My volunteer work at our synagogue this year has shifted from my much-hated role as PTA president to a much-more-fitting role as editor of our monthly newsletter. I enjoy it, on the whole. I like being the one to gather up all the photos from our events; I like hearing about what's coming up next month. I like the lists of birthdays and anniversaries; I like compiling lists of people to thank for all the work they put into this potluck or that dinner dance. I especially like putting the (very) occasional bar or bat mitzvah on the cover. (As I've said, we're a VERY small congregation; the bar mitzvah I'll be attending in the morning is the last one we'll celebrate until May or June of 2010...and will kick off a relative flood of them, five in less than six months, which will include my own Em's special day.)
But each month, there's one part of the job that makes me pause and, usually, sigh: the list of yahrzeits for that month. The list I publish is just a series of names, each after a date on the Roman calendar. Because the yahrzeits themselves are calculated based on the date of death on a Jewish calendar, they change each year, and having a published list of when a specific yahrzeit falls is a huge help, a true mitzvah.
But when I get the list, it has more information than that. Mainly, it has a notation to let the user know who in our congregation "belongs to" the person to be remembered. And, again, because we're such a small congregation, nine times out of ten, I can picture the person who will be standing and reciting the Mourner's Kaddish that week. More often than not, I know them well enough to hug or kiss them when I see them--though, since I've only been at this synagogue for a little over three years, I rarely know the person who has passed. Still, it makes me more than a little melancholy to think, "Oh, A always has such a hard time when it's time for her husband's yahrzeit," or "I remember B talking about his father during Lunch and Learn one week; I wonder how long he's been gone?"

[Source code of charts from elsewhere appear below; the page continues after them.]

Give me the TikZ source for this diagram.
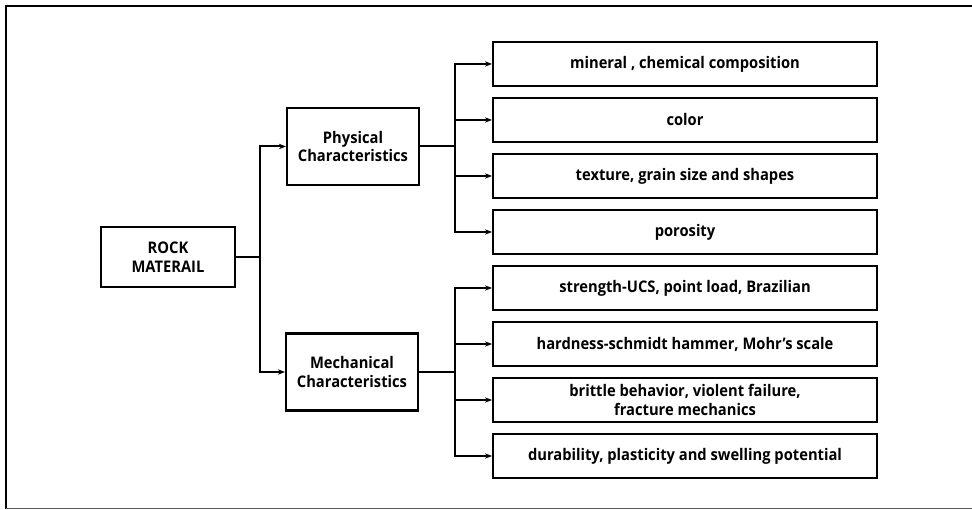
\documentclass[tikz,border=0pt]{standalone}
\usepackage{fontspec}
\setmainfont[FakeStretch=0.92]{Open Sans}
\usetikzlibrary{arrows.meta}
\begin{document}
\begin{tikzpicture}[x=1pt,y=-1pt,
  box/.style={draw=black,line width=2.2pt,fill=white,inner sep=0pt,align=center,
    font=\bfseries\fontsize{16}{18.7}\selectfont},
  leaf/.style={box,minimum width=384pt,minimum height=44pt},
  mid/.style={box,minimum width=132pt,minimum height=77pt},
  conn/.style={line width=2pt},
  arr/.style={conn,-{Stealth[length=7pt,width=5.5pt]}}]
\useasboundingbox (0,0) rectangle (972,510);
\draw[line width=2.6pt] (980,6) -- (6,6) -- (6,508.5);
\draw[line width=1.6pt,black!65] (6,508.5) -- (980,508.5);

\node[box,minimum width=134pt,minimum height=60pt] (root) at (168,257) {ROCK\\MATERAIL};
\node[mid] (phys) at (353,146.5) {Physical\\Characteristics};
\node[mid] (mech) at (352,372) {Mechanical\\Characteristics};

\node[leaf] (l1) at (685,64) {mineral , chemical composition};
\node[leaf] (l2) at (685,120) {color};
\node[leaf] (l3) at (685,176) {texture, grain size and shapes};
\node[leaf] (l4) at (685,232) {porosity};
\node[leaf] (l5) at (685,288) {strength-UCS, point load, Brazilian};
\node[leaf] (l6) at (685,344) {hardness-schmidt hammer, Mohr’s scale};
\node[leaf] (l7) at (685,400) {brittle behavior, violent failure,\\fracture mechanics};
\node[leaf] (l8) at (685,456) {durability, plasticity and swelling potential};

\coordinate (j0) at (260,257);
\coordinate (j1) at (455,146.5);
\coordinate (j2) at (455,372);

\draw[conn] (root.east) -- (j0);
\draw[arr] (j0) |- (phys.west);
\draw[arr] (j0) |- (mech.west);

\draw[conn] (phys.east) -- (j1);
\foreach \n in {l1,l2,l3,l4} \draw[arr] (j1) |- (\n.west);
\draw[conn] (mech.east) -- (j2);
\foreach \n in {l5,l6,l7,l8} \draw[arr] (j2) |- (\n.west);
\end{tikzpicture}
\end{document}
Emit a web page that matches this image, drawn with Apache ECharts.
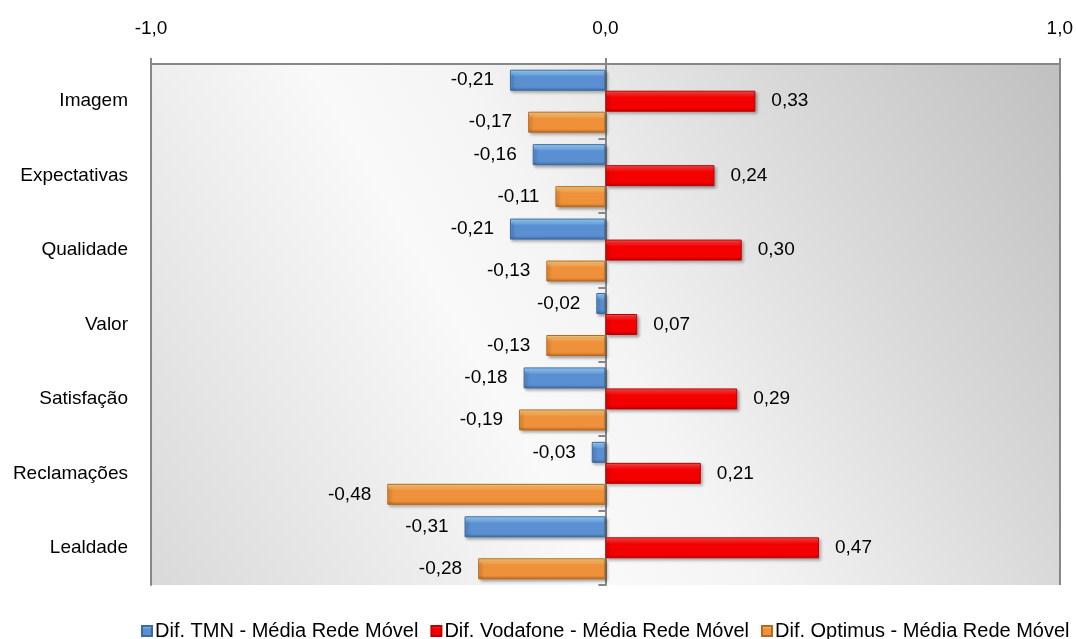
<!DOCTYPE html>
<html>
<head>
<meta charset="utf-8">
<script src="https://cdn.jsdelivr.net/npm/echarts@6/dist/echarts.min.js"></script>
<style>
  html, body { margin: 0; padding: 0; background: #ffffff; }
  #chart { width: 1076px; height: 639px; }
</style>
</head>
<body>
<div id="chart"></div>
<script>
// Indicadores (de cima para baixo)
const categories = ['Imagem', 'Expectativas', 'Qualidade', 'Valor', 'Satisfação', 'Reclamações', 'Lealdade'];

// Diferenças face à média da rede móvel
const seriesNames = [
  'Dif. TMN - Média Rede Móvel',
  'Dif. Vodafone - Média Rede Móvel',
  'Dif. Optimus - Média Rede Móvel'
];
const difTMN      = [-0.21, -0.16, -0.21, -0.02, -0.18, -0.03, -0.31];
const difVodafone = [ 0.33,  0.24,  0.30,  0.07,  0.29,  0.21,  0.47];
const difOptimus  = [-0.17, -0.11, -0.13, -0.13, -0.19, -0.48, -0.28];

// Escala do eixo de valores
const axisMin = -1;
const axisMax = 1;
const axisStep = 1;

const FONT = "'Liberation Sans', Arial, sans-serif";
const AXIS_GREY = '#878787';

function fmt(v) {
  return v.toFixed(2).replace('.', ',');
}

// Bisel simples: faixa clara em cima, corpo, aresta escura em baixo
function bevel(light, mid, body, dark) {
  return new echarts.graphic.LinearGradient(0, 0, 0, 1, [
    { offset: 0, color: light },
    { offset: 0.18, color: mid },
    { offset: 0.32, color: body },
    { offset: 0.82, color: body },
    { offset: 1, color: dark }
  ]);
}

const styles = [
  { fill: bevel('#a9dcff', '#7db9f0', '#5a8fd2', '#3f6ea8'), border: '#3d6aa2' },
  { fill: bevel('#ff5a5a', '#ff2020', '#f40000', '#b80000'), border: '#c00000' },
  { fill: bevel('#ffd88a', '#fbb45e', '#ef913a', '#c06a1e'), border: '#b8691f' }
];

function makeSeries(name, values, idx, side) {
  return {
    name: name,
    type: 'bar',
    data: values,
    barWidth: 21,
    barGap: '0%',
    itemStyle: {
      color: styles[idx].fill,
      borderColor: styles[idx].border,
      borderWidth: 1,
      shadowColor: 'rgba(0,0,0,0.35)',
      shadowBlur: 3,
      shadowOffsetX: 2,
      shadowOffsetY: 2
    },
    label: {
      show: true,
      position: side,
      distance: 16,
      color: '#000',
      fontFamily: FONT,
      fontSize: 19,
      formatter: p => fmt(p.value)
    }
  };
}

const series = [
  makeSeries(seriesNames[0], difTMN, 0, 'left'),
  makeSeries(seriesNames[1], difVodafone, 1, 'right'),
  makeSeries(seriesNames[2], difOptimus, 2, 'left')
];

// Limite direito da área do gráfico
series[0].markLine = {
  silent: true,
  symbol: 'none',
  label: { show: false },
  lineStyle: { color: AXIS_GREY, width: 2, type: 'solid' },
  data: [{ xAxis: axisMax }]
};

const chart = echarts.init(document.getElementById('chart'), null, { renderer: 'canvas' });

chart.setOption({
  animation: false,
  backgroundColor: '#ffffff',
  textStyle: { fontFamily: FONT, color: '#000' },
  grid: {
    left: 151,
    right: 16,
    top: 64,
    bottom: 54,
    show: true,
    borderWidth: 0,
    backgroundColor: new echarts.graphic.LinearGradient(0, 1, 1, 0, [
      { offset: 0, color: '#d9d9d9' },
      { offset: 0.38, color: '#f9f9f9' },
      { offset: 0.5, color: '#f4f4f4' },
      { offset: 0.75, color: '#d9d9d9' },
      { offset: 1, color: '#c0c0c0' }
    ])
  },
  legend: {
    data: seriesNames,
    left: 136,
    top: 616,
    icon: 'rect',
    itemWidth: 10,
    itemHeight: 10,
    itemGap: 12,
    textStyle: { fontFamily: FONT, fontSize: 20, color: '#000', padding: [0, 0, 0, -2] }
  },
  xAxis: {
    type: 'value',
    position: 'top',
    min: axisMin,
    max: axisMax,
    interval: axisStep,
    axisLine: { show: true, onZero: false, lineStyle: { color: AXIS_GREY, width: 2 } },
    axisTick: { show: true, length: 6, lineStyle: { color: AXIS_GREY, width: 2 } },
    splitLine: { show: false },
    axisLabel: {
      margin: 26,
      fontFamily: FONT,
      fontSize: 19,
      color: '#000',
      formatter: v => v.toFixed(1).replace('.', ',')
    }
  },
  yAxis: [
    {
      type: 'category',
      data: categories,
      inverse: true,
      position: 'left',
      axisLine: { show: true, onZero: false, lineStyle: { color: AXIS_GREY, width: 2 } },
      axisTick: { show: false },
      axisLabel: { margin: 23, fontFamily: FONT, fontSize: 19, color: '#000' }
    },
    {
      type: 'category',
      data: categories,
      inverse: true,
      position: 'right',
      axisLine: { show: true, onZero: true, lineStyle: { color: AXIS_GREY, width: 2 } },
      axisTick: { show: true, inside: true, length: 7, lineStyle: { color: AXIS_GREY, width: 2 } },
      axisLabel: { show: false }
    }
  ],
  series: series
});
</script>
</body>
</html>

Worst, though, are months like this month, when in addition to the "aunt of"s and the "father of"s and the "grandmother of"s there are an ungodly [unfunny pun intended] number of "daughter of"s and "son of"s. Again, these are people I know well--but not well enough to know when they lost a child, or how it happened, or what sorts of holes it left. It makes me want to cry to think that, sometime in the middle of next month, Rachael and her husband are going to say kaddish for their son, that Trudy is going to say kaddish for a daughter I had no idea she had. I wonder if, for them, it helps or it hurts to have to observe this annual, ritual, mourning. And I try not to image what it would feel like if it were me.
1 comment:
My grandmother outlived three of her children (one of whom didn't come back from the war at all--all they sent back of him was a little piece of wood with his name on it), and I've always thought that must have been unspeakably, unfathomably horrible.